Keith has made an index of "important things" in our lives, one manila cardstock page for each year, all clipped together. If we need to know when we purchased something that has gone kaput, we can pull out half a dozen sheets from about the right time, and quickly skim them until we find it. If we need to know when one or the other of us had a surgery or the last tetanus shot or any number of other things, five minutes will tell us all we need to know.
At first, as a young mother who scarcely had time to think, and certainly not much time for myself, I hardly wrote in the things. But as the boys grew up and no longer needed Mommy every few minutes, could dress themselves, bathe themselves, and entertain themselves, I began to add a page here and there—to get my side in, which is our inside joke about it. For well over the past twenty years I, too, write in it every day. The only problem I have is that now that we are together 24/7, if he tells everything we have done in a day, I have nothing left to write except, "Yep."

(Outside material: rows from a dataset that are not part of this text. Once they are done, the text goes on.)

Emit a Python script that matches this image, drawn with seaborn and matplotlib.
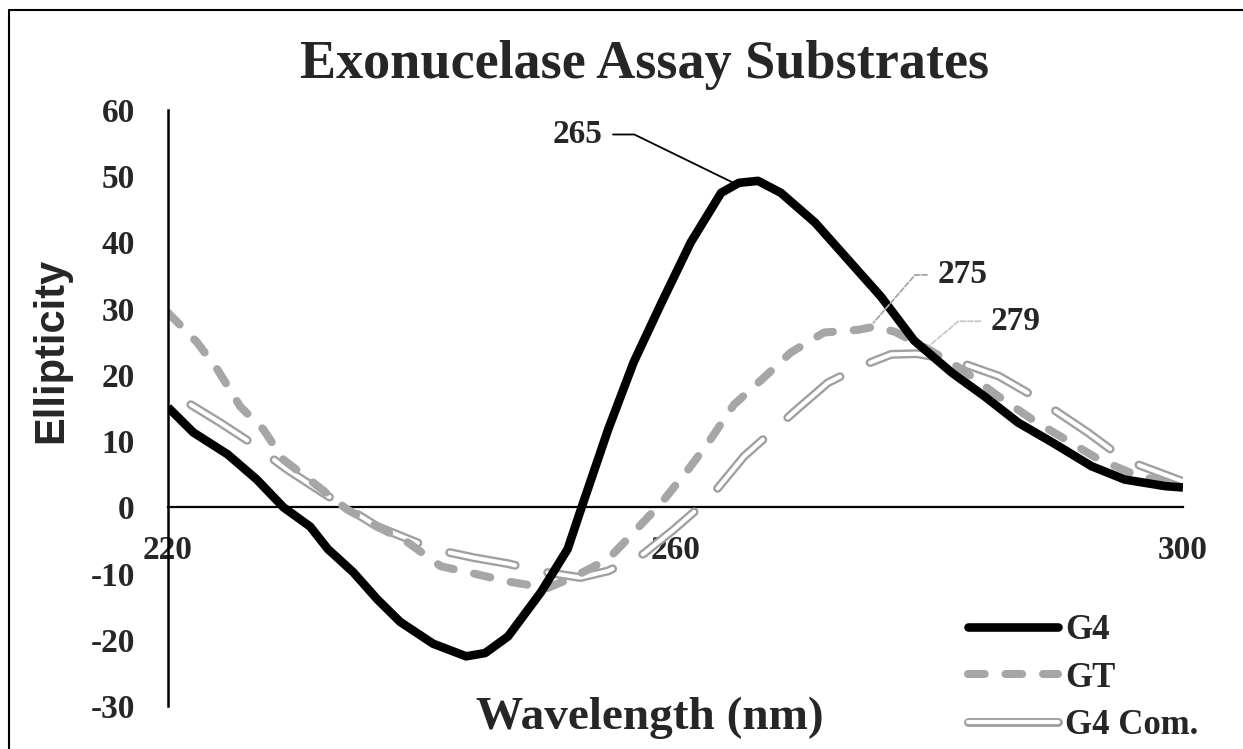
#!/usr/bin/env python3
"""
CD spectra of exonuclease assay substrates (G4, GT, G4 complement).
"""

import numpy as np
import pandas as pd
import matplotlib
matplotlib.use("Agg")
import matplotlib.pyplot as plt
from matplotlib.lines import Line2D
import seaborn as sns

# ---- data ----
g4_nm = [220, 222, 224.7, 227, 229.1, 231.2, 232.6, 234.6, 236.5, 238.3, 240.9,
         243.5, 245, 246.8, 249.4, 251.5, 252.6, 254.7, 256.7, 258.9, 261.2,
         263.6, 265, 266.5, 268.3, 271, 273.6, 276.2, 278.8, 281.8, 284.4, 287,
         289.7, 292.8, 295.4, 298.6, 300]
g4_val = [15.1, 11.3, 8.0, 4.2, 0.0, -2.9, -6.3, -9.8, -13.9, -17.3, -20.6,
          -22.5, -22.0, -19.5, -12.8, -6.3, 0.0, 11.8, 21.9, 30.9, 40.0,
          47.5, 49.0, 49.3, 47.5, 43.0, 37.4, 31.8, 25.2, 20.3, 16.7, 12.8,
          9.8, 6.2, 4.2, 3.2, 3.0]

gt_nm = [220, 222.3, 223.9, 225.7, 227.5, 229.1, 231.8, 234.1, 236.5, 238.9,
         241.5, 244.1, 246.8, 249.9, 252, 254.7, 256.7, 258.9, 261, 262.6,
         264.6, 266.8, 269.1, 271.7, 274.4, 275.7, 277.3, 280, 282.6, 285.5,
         288.1, 290.7, 293.4, 296.5, 300]
gt_val = [29.4, 24.9, 20.8, 15.2, 11.8, 7.2, 3.2, -0.3, -2.9, -5.3,
          -8.9, -10.0, -11.2, -12.2, -10.5, -7.8, -3.8, 0.7, 5.7, 9.8,
          15.5, 19.3, 23.4, 26.4, 26.8, 27.3, 26.5, 23.8, 20.8, 16.7,
          13.3, 10.3, 7.2, 4.7, 3.4]

com_nm = [221.8, 224.1, 226.5, 229.4, 232.6, 236.5, 240.9, 244.1, 246.8, 249.4,
          252.5, 254.7, 257.5, 259.9, 262.6, 265.4, 269.7, 272, 274.6, 277,
          279, 281.8, 285.5, 288.3, 292.5, 295.4, 300]
com_val = [15.5, 12.8, 9.8, 5.7, 1.7, -2.9, -6.3, -7.6, -8.5, -9.7,
           -10.6, -9.6, -7.0, -3.3, 1.2, 7.7, 15.0, 18.8, 21.3, 23.1,
           23.2, 22.3, 19.8, 16.7, 11.3, 7.2, 3.9]

# peak call-outs: label, wavelength touched by the leader, text position, leader angle
peak_labels = ["265", "275", "279"]
peak_at = [264.5, 275.6, 280.0]
peak_series = ["G4", "GT", "GT"]
label_xy = [(252.3, 56.3), (282.6, 35.1), (286.8, 28.1)]
leader_angle = [154, 49, 40]
leader_color = ["black", "#a6a6a6", "#c8c8c8"]
leader_style = ["-", "--", "--"]

df = pd.concat([
    pd.DataFrame({"nm": g4_nm, "val": g4_val, "sample": "G4"}),
    pd.DataFrame({"nm": gt_nm, "val": gt_val, "sample": "GT"}),
    pd.DataFrame({"nm": com_nm, "val": com_val, "sample": "G4 Com."}),
])

sns.set_style("white")
plt.rcParams["font.family"] = ["Liberation Serif", "DejaVu Serif"]
plt.rcParams["font.weight"] = "bold"
plt.rcParams["lines.scale_dashes"] = False

fig = plt.figure(figsize=(12.43, 7.49), dpi=100)
ax = fig.add_axes([168 / 1243, 43 / 749, 1015 / 1243, 596 / 749])

GRAY = "#a6a6a6"
COM_GRAY = "#a0a0a0"
COM_DASH = (0, (48, 24))
COM_OUTER, COM_INNER = 6.4, 3.0

# G4 complement: outlined (double) long-dash line
com = df[df["sample"] == "G4 Com."]
sns.lineplot(data=com, x="nm", y="val", ax=ax, color=COM_GRAY, linewidth=COM_OUTER,
             linestyle=COM_DASH, dash_capstyle="round", dash_joinstyle="round",
             sort=False, estimator=None)
sns.lineplot(data=com, x="nm", y="val", ax=ax, color="white", linewidth=COM_INNER,
             linestyle=COM_DASH, dash_capstyle="round", dash_joinstyle="round",
             sort=False, estimator=None)

# GT: thick gray dashes
sns.lineplot(data=df[df["sample"] == "GT"], x="nm", y="val", ax=ax, color=GRAY,
             linewidth=5.8, linestyle=(0, (12, 15)), dash_capstyle="round",
             dash_joinstyle="round", sort=False, estimator=None)

# G4: thick black
sns.lineplot(data=df[df["sample"] == "G4"], x="nm", y="val", ax=ax, color="black",
             linewidth=6.2, solid_capstyle="butt", solid_joinstyle="round",
             sort=False, estimator=None)

ax.set_xlim(220, 300)
ax.set_ylim(-30, 60)
ax.set_xticks([220, 260, 300])
ax.set_yticks(np.arange(-30, 61, 10))
ax.tick_params(axis="both", length=0, labelsize=24)
ax.tick_params(axis="y", pad=24)
ax.tick_params(axis="x", pad=20)
for lab in ax.get_xticklabels() + ax.get_yticklabels():
    lab.set_fontweight("bold")
ax.set_yticklabels([f"{int(v)}" for v in ax.get_yticks()])

for side in ["top", "right"]:
    ax.spines[side].set_visible(False)
ax.spines["bottom"].set_position(("data", 0))
ax.spines["bottom"].set_linewidth(1.6)
ax.spines["left"].set_linewidth(1.8)
ax.spines["bottom"].set_color("black")
ax.spines["left"].set_color("black")
ax.spines["bottom"].set_zorder(0.5)

ax.set_ylabel("Ellipticity", fontsize=30, fontweight="bold",
              family=["Liberation Sans", "DejaVu Sans"])
ax.yaxis.set_label_coords(-0.095, 0.597)
ax.set_xlabel("Wavelength (nm)", fontsize=34, fontweight="bold")
ax.xaxis.set_label_coords(0.475, 0.015)

fig.suptitle("Exonucelase Assay Substrates", x=645 / 1243, y=1 - 65 / 749,
             va="center", fontsize=39, fontweight="bold")

# peak call-outs with elbow leaders
series_lookup = {"G4": (g4_nm, g4_val), "GT": (gt_nm, gt_val)}
for lab, px, ser, (tx, ty), ang, col, ls in zip(peak_labels, peak_at, peak_series,
                                                 label_xy, leader_angle,
                                                 leader_color, leader_style):
    xs, ys = series_lookup[ser]
    py = np.interp(px, xs, ys) + 0.6
    ax.annotate(lab, xy=(px, py), xytext=(tx, ty), textcoords="data",
                ha="center", va="center", fontsize=24, fontweight="bold",
                arrowprops=dict(arrowstyle="-", color=col, linestyle=ls,
                                linewidth=1.3, shrinkA=5, shrinkB=0,
                                connectionstyle=f"angle,angleA=0,angleB={ang},rad=0"))

# legend
handles = [
    Line2D([], [], color="black", linewidth=6.2, solid_capstyle="round"),
    Line2D([], [], color=GRAY, linewidth=5.8, linestyle=(0, (12, 15)),
           dash_capstyle="round"),
    (Line2D([], [], color=COM_GRAY, linewidth=COM_OUTER, solid_capstyle="round"),
     Line2D([], [], color="white", linewidth=COM_INNER, solid_capstyle="round")),
]
fig.legend(handles, ["G4", "GT", "G4 Com."], loc="upper left",
           bbox_to_anchor=(968 / 1243, 1 - 614 / 749), frameon=False,
           prop={"family": "Liberation Serif", "weight": "bold", "size": 25},
           handlelength=2.6, handletextpad=0.2, labelspacing=0.42,
           borderpad=0, borderaxespad=0)

# outer frame (left and top edges visible in original)
fig.add_artist(Line2D([9 / 1243, 9 / 1243], [0, 1 - 10 / 749],
                      transform=fig.transFigure, color="black", linewidth=1.5))
fig.add_artist(Line2D([9 / 1243, 1], [1 - 10 / 749, 1 - 10 / 749],
                      transform=fig.transFigure, color="black", linewidth=1.5))

fig.savefig("out.png", dpi=100)
plt.close(fig)
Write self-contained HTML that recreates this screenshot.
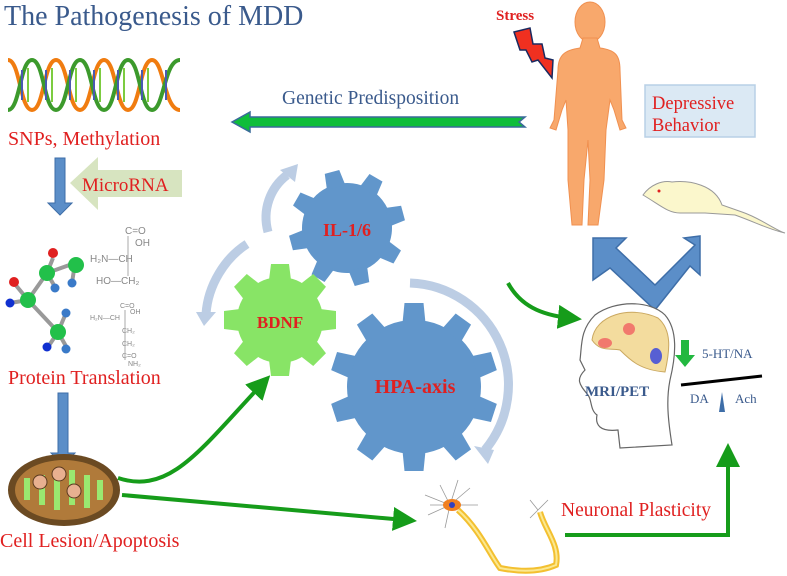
<!DOCTYPE html>
<html><head><meta charset="utf-8"><style>
html,body{margin:0;padding:0;background:#fff;}
svg{display:block;font-family:"Liberation Serif",serif;}
</style></head><body>
<svg id="s" width="787" height="576" viewBox="0 0 787 576" xmlns="http://www.w3.org/2000/svg">
<defs>
<marker id="ga" markerWidth="6" markerHeight="6" refX="3" refY="3" orient="auto" markerUnits="strokeWidth"><path d="M0,0 L6,3 L0,6 Z" fill="#169c1a"/></marker>
</defs>
<text x="4" y="25" font-size="28" fill="#3a5a8c">The Pathogenesis of MDD</text>

<!-- DNA -->
<g stroke-width="4" fill="none">
<path d="M8,60 C20,60 20,110 32,110 C44,110 44,60 56,60 C68,60 68,110 80,110 C92,110 92,60 104,60 C116,60 116,110 128,110 C140,110 140,60 152,60 C164,60 164,110 180,110" stroke="#f07c10"/>
<path d="M8,110 C20,110 20,60 32,60 C44,60 44,110 56,110 C68,110 68,60 80,60 C92,60 92,110 104,110 C116,110 116,60 128,60 C140,60 140,110 152,110 C164,110 164,60 180,60" stroke="#3c9a2c"/>
</g>
<g stroke="#4a5ab0" stroke-width="2"><path d="M22,70v30M46,70v30M70,70v30M94,70v30M118,70v30M142,70v30M166,70v30"/></g>
<g stroke="#7ccc40" stroke-width="2"><path d="M28,68v34M52,68v34M76,68v34M100,68v34M124,68v34M148,68v34"/></g>
<text x="8" y="145" font-size="20" fill="#e02020">SNPs, Methylation</text>

<!-- blue down arrows -->
<path d="M55,158 h10 v45 h7 l-12,12 l-12,-12 h7 z" fill="#5b8ec8" stroke="#3e6ea8"/>
<path d="M58,393 h10 v60 h7 l-12,12 l-12,-12 h7 z" fill="#5b8ec8" stroke="#3e6ea8"/>
<!-- MicroRNA -->
<path d="M70,183 L98,157 V170 H182 V197 H98 V210 Z" fill="#d7e4c0"/>
<text x="82" y="191" font-size="19" fill="#e02020">MicroRNA</text>

<!-- molecule -->
<g stroke="#999" stroke-width="4" fill="none"><path d="M28,300 L47,273 L75,263 M47,273 L53,258 M28,300 L14,283 M28,300 L58,332 L66,313 M58,332 L48,347 M58,332 L67,348 M28,300 L10,303 M47,273 L55,287 M75,263 L72,283"/></g>
<g fill="#22c04a"><circle cx="47" cy="273" r="8"/><circle cx="76" cy="265" r="8"/><circle cx="28" cy="300" r="8"/><circle cx="58" cy="332" r="8"/></g>
<g fill="#e02020"><circle cx="53" cy="253" r="5"/><circle cx="14" cy="282" r="5"/></g>
<g fill="#3a7ac8"><circle cx="55" cy="288" r="4.5"/><circle cx="72" cy="283" r="4.5"/><circle cx="66" cy="313" r="4.5"/><circle cx="66" cy="349" r="4.5"/></g>
<g fill="#1030d0"><circle cx="10" cy="303" r="4.5"/><circle cx="47" cy="347" r="4.5"/></g>
<g font-family="Liberation Sans,sans-serif" fill="#888" font-size="10">
<text x="125" y="234">C=O</text><text x="135" y="246">OH</text><text x="90" y="262">H₂N—CH</text><text x="96" y="284">HO—CH₂</text>
<text font-size="7" x="120" y="308">C=O</text><text font-size="7" x="130" y="314">OH</text><text font-size="7" x="90" y="320">H₂N—CH</text><text font-size="7" x="122" y="333">CH₂</text><text font-size="7" x="122" y="346">CH₂</text><text font-size="7" x="122" y="358">C=O</text><text font-size="7" x="128" y="366">NH₂</text>
</g>
<g stroke="#aaa" stroke-width="1"><path d="M128,236v30M128,266v10M125,310v50"/></g>
<text x="8" y="384" font-size="20" fill="#e02020">Protein Translation</text>

<!-- mitochondria -->
<ellipse cx="64" cy="490" rx="56" ry="36" fill="#6b4a22"/>
<ellipse cx="64" cy="490" rx="49" ry="30" fill="#b07a3a"/>
<path d="M27,500 V478 M42,505 V475 M57,510 V472 M72,505 V470 M87,508 V475 M100,500 V480" stroke="#9ae870" stroke-width="6"/>
<g fill="#e8b090" stroke="#5a3a20"><circle cx="40" cy="482" r="7"/><circle cx="59" cy="474" r="7"/><circle cx="74" cy="491" r="7"/></g>
<text x="0" y="547" font-size="20" fill="#e02020">Cell  Lesion/Apoptosis</text>

<!-- green arrows -->
<path d="M118,478 C170,495 200,450 262,384" stroke="#169c1a" stroke-width="4" fill="none" marker-end="url(#ga)"/>
<path d="M122,495 L405,520" stroke="#169c1a" stroke-width="4" fill="none" marker-end="url(#ga)"/>
<path d="M508,283 C520,305 540,315 570,318" stroke="#169c1a" stroke-width="4" fill="none" marker-end="url(#ga)"/>
<path d="M565,535 H728 V455" stroke="#169c1a" stroke-width="4" fill="none" marker-end="url(#ga)"/>
<!-- Genetic predisposition arrow -->
<path d="M232,122 L250,112 V117 H525 L519,122 L525,127 H250 V132 Z" fill="#0fbd3a" stroke="#3a6a9a" stroke-width="1.5"/>
<text x="282" y="104" font-size="19.5" fill="#3a5a8c">Genetic Predisposition</text>

<!-- light arcs -->
<g fill="none" stroke="#bccde4" stroke-width="9">
<path d="M268,232 C262,210 270,188 287,175"/>
<path d="M247,244 C225,258 208,285 206,314"/>
<path d="M410,283 A102,102 0 0 1 485,450"/>
</g>
<g fill="#bccde4"><path d="M280,170 L298,164 L295,182 Z"/><path d="M196,312 L216,312 L204,326 Z"/><path d="M474,446 L494,450 L488,464 Z"/></g>

<g id="gears"></g>

<text x="347" y="236" font-size="18" font-weight="bold" fill="#e02020" text-anchor="middle">IL-1/6</text>
<text x="280" y="328" font-size="17" font-weight="bold" fill="#e02020" text-anchor="middle">BDNF</text>
<text x="415" y="393" font-size="20" font-weight="bold" fill="#e02020" text-anchor="middle">HPA-axis</text>

<!-- human figure -->
<g fill="#f8a86c" stroke="#f09050" stroke-width="1">
<ellipse cx="590" cy="22" rx="15" ry="20"/>
<path d="M583,38 H597 L600,48 C615,50 620,55 620,70 L622,120 L626,128 L620,130 L614,110 L610,100 L606,130 L604,180 L598,225 L588,225 L590,180 L588,140 L584,180 L582,225 L572,225 L568,180 L568,130 L566,100 L562,110 L556,130 L550,128 L554,120 L558,70 C558,55 565,50 580,48 Z"/>
</g>
<!-- Stress -->
<text x="496" y="20" font-size="15" font-weight="bold" fill="#e02020">Stress</text>
<path d="M514,32 L530,28 L533,44 L542,44 L545,58 L553,60 L552,78 L538,60 L532,62 L526,50 L520,50 Z" fill="#f03020" stroke="#1a2a60" stroke-width="1.5"/>

<!-- Depressive behavior -->
<rect x="645" y="85" width="110" height="52" fill="#dbe9f4" stroke="#b8d0e6" stroke-width="1.5"/>
<text x="652" y="109" font-size="18.5" fill="#e02020">Depressive</text>
<text x="652" y="131" font-size="18.5" fill="#e02020">Behavior</text>

<!-- mouse -->
<path d="M643,195 C650,185 662,180 672,182 C690,180 715,185 722,205 L742,212 C760,218 775,230 785,233 C770,230 755,222 735,215 L705,213 L680,213 C668,213 660,205 643,195 Z" fill="#fbf7cc" stroke="#999" stroke-width="1"/>
<circle cx="659" cy="191" r="1.5" fill="#e02020"/>

<!-- blue chevron -->
<path d="M593,238 L626,238 L616,248 L655,285 L695,245 L684,238 L700,236 L700,275 L690,266 L655,310 L610,268 L593,280 Z" fill="#5b8ec8" stroke="#3e6ea8" stroke-width="1.5"/>

<!-- brain head -->
<path d="M588,395 C580,385 575,380 585,370 L580,360 C582,345 580,330 595,315 C615,300 650,300 665,315 C678,330 676,355 670,380 C666,400 668,420 672,445 L620,448 L618,430 C600,432 595,425 597,415 C590,410 592,400 588,395 Z" fill="#fff" stroke="#666" stroke-width="1.2"/>
<path d="M592,340 C595,315 630,305 658,318 C672,330 670,350 665,372 C640,370 630,360 620,350 C610,348 600,352 592,340 Z" fill="#f3dc9e" stroke="#caa860" stroke-width="1"/>
<ellipse cx="605" cy="343" rx="7" ry="5" fill="#f06060" opacity=".8"/>
<ellipse cx="629" cy="329" rx="6" ry="6" fill="#f06060" opacity=".8"/>
<ellipse cx="656" cy="356" rx="6" ry="8" fill="#3040e0" opacity=".8"/>
<text x="585" y="396" font-size="15" font-weight="bold" fill="#3a5a8c">MRI/PET</text>
<path d="M681,340 h8 v15 h6 l-10,12 l-10,-12 h6 z" fill="#22b840"/>
<text x="702" y="358" font-size="13" fill="#3a5a8c">5-HT/NA</text>
<path d="M681,385 L762,376" stroke="#000" stroke-width="3"/>
<text x="690" y="403" font-size="13" fill="#3a5a8c">DA</text>
<text x="735" y="403" font-size="13" fill="#3a5a8c">Ach</text>
<path d="M722,392 L725,412 L719,412 Z" fill="#3e6ea8"/>

<!-- neuron -->
<g stroke="#999" stroke-width="0.8"><path d="M450,505 L425,495 M450,505 L428,515 M450,505 L440,485 M450,505 L458,480 M450,505 L470,488 M450,505 L478,505 M450,505 L445,528 M450,505 L430,505 M538,510 L530,500 M538,510 L548,500 M538,510 L530,518"/></g>
<path d="M458,510 C480,530 490,555 500,568 C520,572 540,572 556,565 C560,545 545,530 540,512" fill="none" stroke="#f3c030" stroke-width="6"/>
<path d="M458,510 C480,530 490,555 500,568 C520,572 540,572 556,565 C560,545 545,530 540,512" fill="none" stroke="#fbe890" stroke-width="2"/>
<ellipse cx="452" cy="505" rx="9" ry="6" fill="#f08020"/>
<circle cx="452" cy="505" r="3" fill="#3040c0"/>
<text x="561" y="516" font-size="19.5" fill="#e02020">Neuronal Plasticity</text>
</svg>
<script>
function gear(cx,cy,r,R,n,w,rot,fill){
 var g='<g transform="translate('+cx+','+cy+') rotate('+rot+')"><circle r="'+r+'" fill="'+fill+'"/>';
 for(var i=0;i<n;i++){g+='<path d="M'+(-w/2-2)+','+(-r+3)+' L'+(-w/2)+','+(-R)+' L'+(w/2)+','+(-R)+' L'+(w/2+2)+','+(-r+3)+' Z" fill="'+fill+'" transform="rotate('+(360/n*i)+')"/>';}
 return g+'</g>';
}
document.getElementById('gears').innerHTML=
 gear(347,228,45,58,8,15,-15,'#6196cb')+
 gear(280,320,43,56,8,18,0,'#88e466')+
 gear(414,387,67,84,10,19,0,'#6196cb');
</script>
</body></html>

This year we have had a bit of a problem. Suddenly, usually on the edges of the page, the pen stops writing. These are the same style and company's pens we have used for decades. Occasionally I can pick up another pen and fill in the missing letters, but not every time. It makes this usually pleasant chore a real aggravation.
The other night Keith left me to go study, carrying the same pen with him that had just refused to write not only on the edges of the page but smack in the middle, too. He pulled out a sheet of cheap notebook paper to take notes as he studied and the pen wrote just fine anywhere on the page. That made him think. He came back to the journal and pulled it out. We have always used Mead notebooks. This was one we found on a super-cheap sale, a Stellar—which it evidently is not! The problem was not the pen; the problem was the paper, some sort of finish that kept the ink from writing on it in scattered places. Unfortunately, we bought two of the things. That second one will go somewhere else, not as our next journal, and we will just have to suffer through the rest of the year with this one.
For this is the covenant that I will make with the house of Israel after those days, declares the LORD: I will put my law within them, and I will write it on their hearts. And I will be their God, and they shall be my people. (Jer 31:33).
In this time of the new covenant, God is writing his law upon our hearts. He expects that our "obedience of faith" as Paul calls it twice in the book of Romans, will be "obedience from the heart" (Rom 6:17). That heart will "delight to do his will" (Psa 37:31; Rom 7:22). That kind of heart will "know righteousness" (Isa 51:7). That kind of heart, pure and sincere even as it follows God's rules carefully, is what He demands from His people.
God writes on our hearts through the Holy Spirit (2 Cor 3:3). As we fill ourselves with His Word, our hearts are being etched with a marker far more perfect than the ones we use. God's writing implement works just fine. If He is having trouble writing on your heart, it's not the pen that is at fault, it's your heart.
And you show that you are a letter from Christ delivered by us, written not with ink but with the Spirit of the living God, not on tablets of stone but on tablets of human hearts (2Cor 3:3).